The same reason was given by acting Socio-Economic Planning Secretary Augusto Santos, NEDA director general, for turning down a request of the Senate Blue Ribbon Committee to furnish copies of the minutes of the meetings of NEDA-Investments Coordinating Committee and other documents related to the NBN-ZTE project.

Pimentel said the Supreme Court, in its 2006 decision in the Senate vs.
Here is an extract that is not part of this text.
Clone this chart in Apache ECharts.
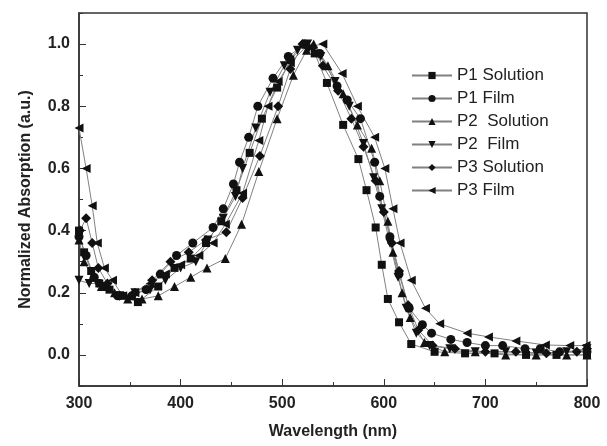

Ermita case, voided the provision of Executive Order 464 that imposes a blanket prohibition on Cabinet members and other executive officials from testifying in congressional without presidential clearance.

He said that in the high court ruling, Justice Conchita Carpio-Morales, held that the invocation by the executive branch of executive privilege to withhold certain information is invalid if it is not asserted and merely implied.

The decision said the executive branch must provide "precise and certain reasons" for invoking executive privilege.

"It is woefully insufficient for Congress to determine whether the withholding of information is justified under the circumstances of each case. It severely frustrates the power of inquiry of Congress," Justice Morales ruled.

Pimentel said that United State President Richard Nixon was rebuffed by the Supreme Court when he refused to submit the tapes of his recorded conversations with his White House aides which were subpoenaed by district judge John Sirica and later Leo Jaworski in connection with the investigation of the Watergates scandal.

The US SC decision declared that "neither the doctrine of separation of powers nor the need for confidentiality of high-level communication, without more, can sustain absolute, unqualified presidential privilege of immunity from judicial processes under all circumstances."

The court rejected Nixon's claim that there was need to protect the confidentiality of presidential conversations in the absence of a "claim of need to protect military, diplomatic or sensitive national security secrets."